On 07/18/11 2:10 AM, Andrea Zanni wrote:
2011/7/18 Ray Saintongesaintonge@telus.net
On 07/09/11 2:06 PM, Andrea Zanni wrote:
My point (working in an academic digital library and just seeing the amount of thesis, dissertation, articles passing by) is that if for people is a difficult, overcomplicated burden to upload a PDF in an institutional repository (5 minutes of their time, even less), how can we wikilibrarians think that they will come to us and upload and "curate" their text? I clearly remeber the "Screw it" feeling I had the day after I graduated, meaning that I would not even touch my thesis again for the next months (and so it was).
If 5 more minutes of an author's time is too much for uploading a thesis that he has worked in for months or years that's his problem. He could even pay someone to upload for him. It suggests he doesn't have much faith in his own work. It's not our job to hold his hand.

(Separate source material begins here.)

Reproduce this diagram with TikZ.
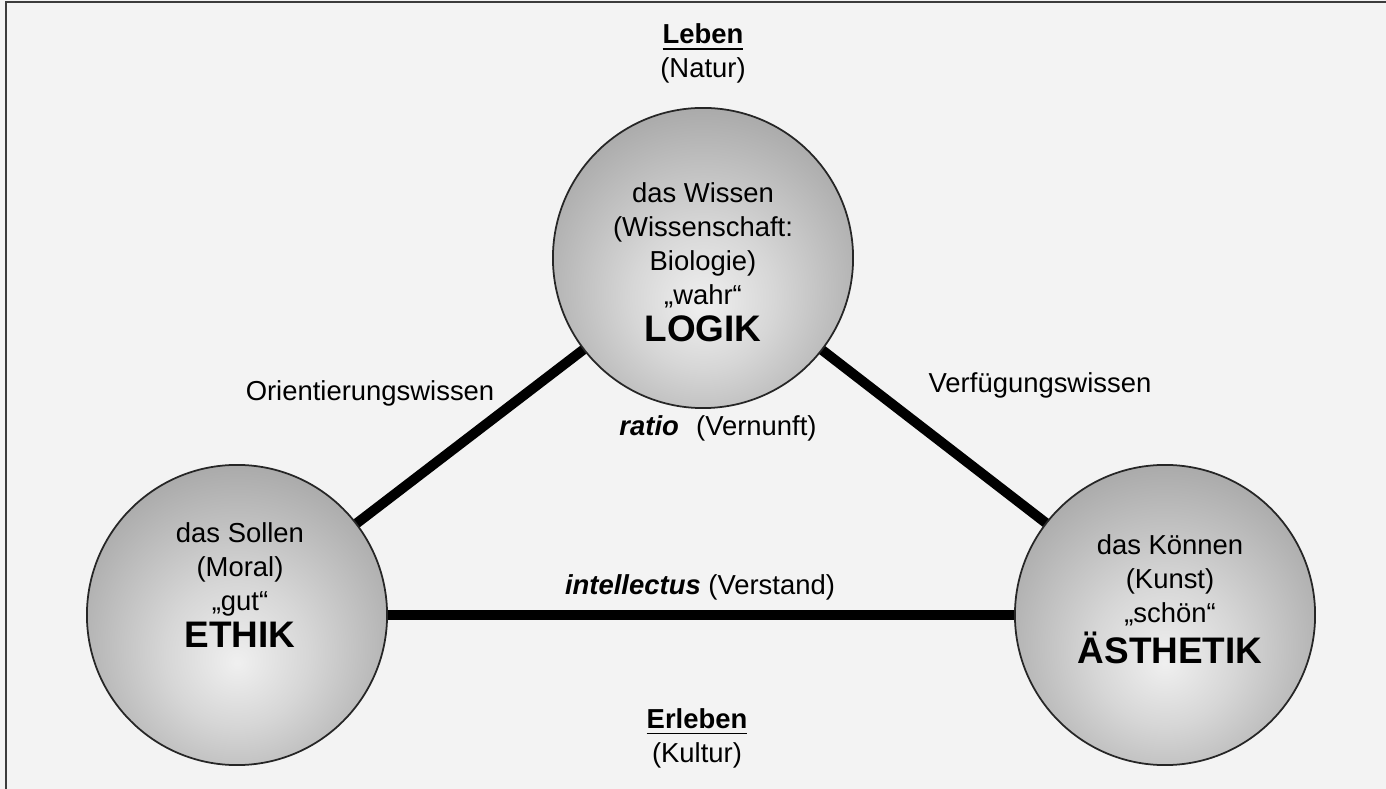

I agree that 5 minutes are an acceptable time: what I wanted to say (probably my English is worse than what I think :-) is that "curation" of a thesis on Wikisource doesn't take 5 minutes, but even 5 hours. 5 hours and a lot of knowledge in Wikisource policies, mediawiki, templates and so on. I perfectly know that having your own thesis in wikitext on Wikisource is a good thing, but I don't honestly know if it is worth the labor.
Aubrey
I see that point. For the person who doesn't want to turn uploading his thesis to Wikisource into a career in itself, the rules that he needs to observe should be minimal. I still support the notion that it must have been previously published in an accessible and verifiable form, which need not be a Wikimedia project. For otherwise unpublished theses, the degree granting institution is probably the only one in a position to verify the official version. With theses that are first published in electronic form we have only the uploader's word that it is a true version. This is not even about dishonest uploaders, but about ones who believe that the uploaded version contains improvements on the original. Maybe the improvements really are that. but the ultimate reader needs to know what improvements were in fact made.
Policy wonks tend to give policies too much importance. Templates are often used to impose an unachievable perfection and uniformity on a text. A minimum is still necessary, but anything beyond the essential minimum must be justified by the person seeking to impose it in every circumstance.